20万円ほどで各楽器店でセットになったものや、入門モデルとして作られたものなどがあるのでチェックしてみましょう。音の鳴りもよく、深みのある音でアンティーク調のデザインなので、初心者でもかっこよく演奏したい要望にも応えてくれるでしょう。
V25GA YAMAHA(ヤマハ)
様々な楽器を製作している国内の有名メーカーのYAMAHAですがバイオリンも製作しています。V25GAはアンティーク仕上げのデザインが人気です。
28万円ほどと少し高めですが、大手有名メーカーならではのしっかりとした品質と、低音域もしっかりと出すことができる安定した音色で、これからも長く付き合っていくことができるでしょう。
VL100 Pygmalius(ピグマリウス)
Pygmaliusは日本の弦楽器を製作しているブランドです。熟練の職人によって仕上げられた製品は確かな品質で人気を得ています。中でも入門モデルとしてリリースされているVL100はクリアで柔らかい音で演奏しやすいバランスのバイオリンです。
価格、品質共に初心者の方におすすめのバイオリンです。VL100は11万円ほどで購入できるでしょう。
SV-120 STENTOR(ステンター)
STENTORはイギリスの弦楽器メーカーです。2万円ほどと非常に安価なので、まずはバイオリンがどういった楽器かちょっと試してみたい方などにおすすめします。
No.230 Outfit 鈴木バイオリン
鈴木バイオリンは日本で初めてバイオリンを製作した老舗バイオリンメーカーです。中でもNo.230 Outfitは約7万円と手頃な価格でありながらしっかりとした品質と使いやすさを感じることができるでしょう。

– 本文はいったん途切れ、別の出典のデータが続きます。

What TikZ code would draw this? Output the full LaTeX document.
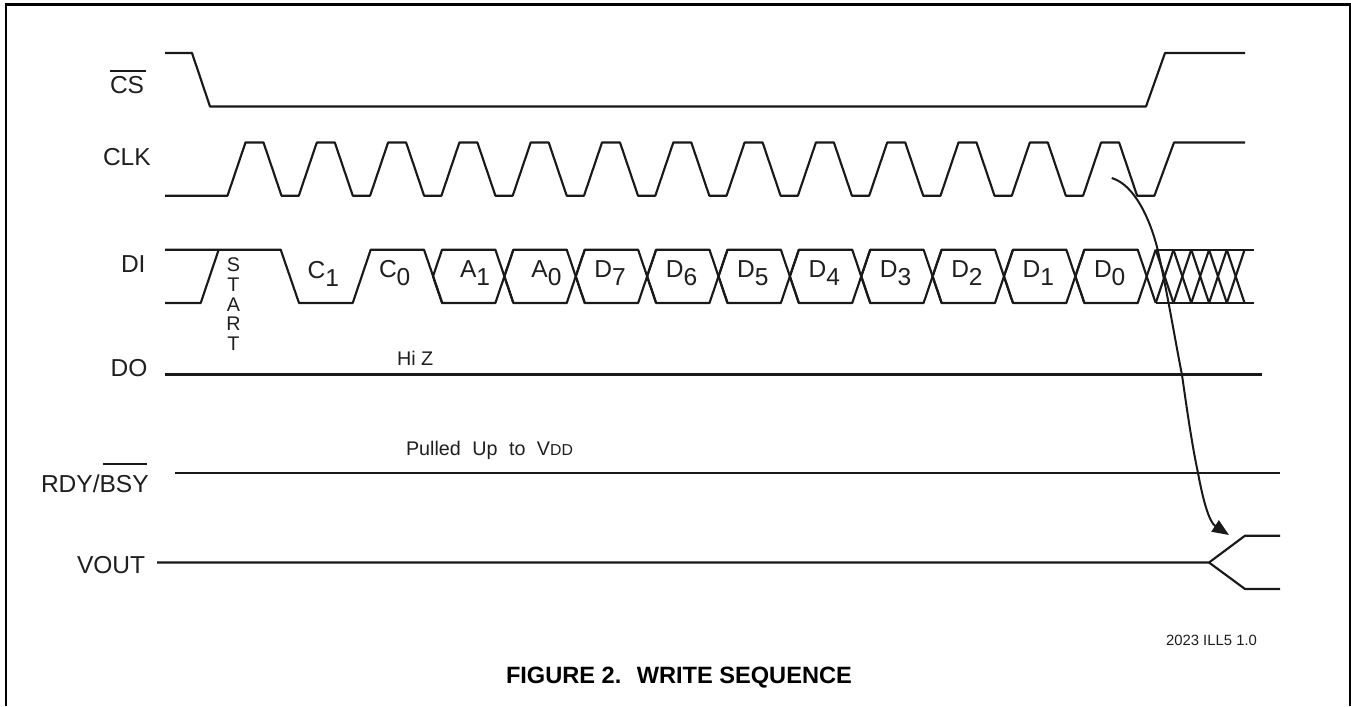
\documentclass[tikz,border=0pt]{standalone}
\usepackage{fontspec}
\setmainfont{Liberation Sans}
\usetikzlibrary{arrows.meta}
\newcommand{\sublab}[2]{#1\lower 6.6pt\hbox{#2}}
\tikzset{
  x=0.75pt,y=-0.75pt,
  wave/.style={draw=black!90,line width=1.6pt,line join=round},
  frameline/.style={draw=black,line width=1.9pt},
  lab/.style={anchor=base west,inner sep=0pt,outer sep=0pt,text=black!88},
  big/.style={lab,font=\fontsize{18.4pt}{20pt}\selectfont},
  mid/.style={lab,font=\fontsize{14.8pt}{16pt}\selectfont},
  small/.style={lab,font=\fontsize{11.15pt}{14pt}\selectfont},
  titlelab/.style={lab,text=black,font=\fontsize{17.7pt}{19pt}\selectfont\bfseries},
  barline/.style={draw=black!90,line width=1.6pt},
  flowarrow/.style={draw=black!90,line width=1.5pt,-{Triangle[length=12.5pt,width=10pt]}},
}
\begin{document}
\begin{tikzpicture}
\useasboundingbox (0,0) rectangle (1351,706);
\fill[white] (0,0) rectangle (1351,706);
\draw[frameline] (6,706) -- (6,4.5) -- (1350,4.5) -- (1350,706);
% CS
\draw[wave] (165,53) -- (192,53) -- (210,106.5) -- (1146,106.5) -- (1165,53) -- (1245,53);
% CLK
\draw[wave] (165,195.7) -- (227.5,195.7)
  \foreach \k in {0,...,12} {
    -- ({227.5+71.3*\k+18},142.5) -- ({227.5+71.3*\k+36},142.5)
    -- ({227.5+71.3*\k+54},195.7) -- ({227.5+71.3*\k+71.3},195.7)
  }
  -- (1174,142.5) -- (1245,142.5);
% DI
\draw[wave] (165,303) -- (200.7,303) -- (218.7,249.7);
\draw[wave] (165,249.7) -- (280.7,249.7) -- (299,303) -- (352.7,303) -- (370.7,249.7) -- (424,249.7) -- (442.3,303);
\foreach \k in {0,...,9} {
  \pgfmathsetmacro{\c}{433+71.37*\k}
  \pgfmathsetmacro{\cc}{\c+71.37}
  \draw[wave] (\c,276.4) -- ({\c+9},249.7) -- ({\cc-9},249.7) -- ({\cc+9},303);
  \draw[wave] (\c,276.4) -- ({\c+9},303) -- ({\cc-9},303) -- ({\cc+9},249.7);
}
\draw[wave] (1155.7,249.7) -- (1253.7,249.7);
\draw[wave] (1155.7,303) -- (1253.7,303);
\foreach \k in {0,...,4} {
  \pgfmathsetmacro{\a}{1155.7+17.78*\k}
  \draw[wave] (\a,249.7) -- ({\a+17.78},303);
  \draw[wave] (\a,303) -- ({\a+17.78},249.7);
}
% DO, RDY, VOUT
\draw[wave] (165,374.5) -- (1262,374.5);
\draw[wave] (174.5,473) -- (1280,473);
\draw[wave] (157,562.5) -- (1209,562.5) -- (1245,535.7) -- (1280,535.7);
\draw[wave] (1209,562.5) -- (1245,589) -- (1280,589);
% arrow
\coordinate (arrowstart) at (1111.7,178);
\coordinate (arrowtip) at (1229,535);
\draw[flowarrow] (arrowstart) .. controls (1135,185) and (1150,220) .. (1157,247)
  .. controls (1167,290) and (1175,340) .. (1182,375)
  .. controls (1187,410) and (1192,445) .. (1198,473)
  .. controls (1203,500) and (1209,522) .. (arrowtip);
% labels
\node[big] (cs) at (110,94) {CS};
\draw[barline] (110,70.7) -- (146,70.7);
\node[big] (clk) at (103,165.7) {CLK};
\node[big] (di) at (121,272.7) {DI};
\node[big] (do) at (110.7,376.7) {DO};
\node[big] (rdy) at (41,492.7) {RDY/BSY};
\draw[barline] (103,464) -- (147,464);
\node[big] (vout) at (77,573) {VOUT};
\node[mid] (hiz) at (397,365.7) {Hi Z};
\node[mid] (pull) at (406,455) {Pulled\hspace{4.5pt} Up\hspace{4.5pt} to\hspace{4.5pt} V{\fontsize{11.85pt}{14pt}\selectfont DD}};
\foreach \n/\t/\y in {s/S/271.7,t/T/291,a/A/311,r/R/330.7,tt/T/350.7} {
  \node[mid,anchor=base] (\n) at (233.5,\y) {\t};
}
\node[big] (c1) at (307.7,278) {\sublab{C}{1}};
\node[big] (c0) at (379,277) {\sublab{C}{0}};
\node[big] (a1) at (460,277) {\sublab{A}{1}};
\node[big] (a0) at (531.4,277) {\sublab{A}{0}};
\foreach \n/\s/\xx in {7/7/0,6/6/1,5/5/2,4/4/3,3/3/4,2/2/5,1/1/6,0/0/7} {
  \node[big] (d\n) at ({1094-71.37*(7-\xx)},277) {\sublab{D}{\s}};
}
\node[small] (ill) at (1166,645.7) {2023 ILL5 1.0};
\node[titlelab] (fig) at (506,683.3) {FIGURE 2.\hspace{5pt} WRITE SEQUENCE};
\end{tikzpicture}
\end{document}
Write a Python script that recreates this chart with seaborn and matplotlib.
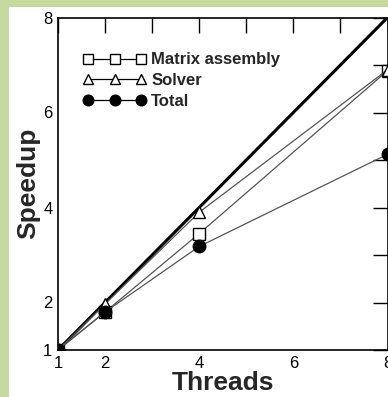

ケースや松脂なども付属するので、老舗メーカーが選んだバイオリンに適したアイテムも一緒に購入したいという方におすすめです。
YSV104 YAMAHA(ヤマハ)
こちらのYSV104は他のバイオリンとは異なり、練習用に作られたサイレントバイオリンです。バイオリン本体の共鳴する部分がないので弦の振動による音のみで練習ができます。
また、付属のコントロールボックスにイヤホンをつけて弾くことでバイオリン本来の音をリアルに再現することができます。手軽に自宅でも練習がしたいという方などにおすすめです。
YEV104 YAMAHA(ヤマハ)
このYEV104はバイオリンを新世代の楽器として進化させたエレクトリックバイオリンです。
エレキギターのようにピックアップで弦の音を拾い、シールドを使用することでアンプやエフェクターにつなげて、音量調節や加工を簡単に実現できます。クラシック以外のジャンルに使用したい方や新しい音を追求する方におすすめです。
バイオリンで素敵な曲を演奏しよう
バイオリンは非常に高価な楽器のイメージがあり、楽器本体だけでなく、メンテナンスやスクールに通う費用もとても高額なものであると思っている方も多いでしょう。しかし、初心者用のバイオリンであれば、他の楽器と変わらず安価に手に取ることができるものも多くあります。また、現在では通いやすい価格でバイオリンを習うこともできます。これまでのイメージを捨て、バイオリンの世界に足を踏み入れてみてはいかがでしょうか。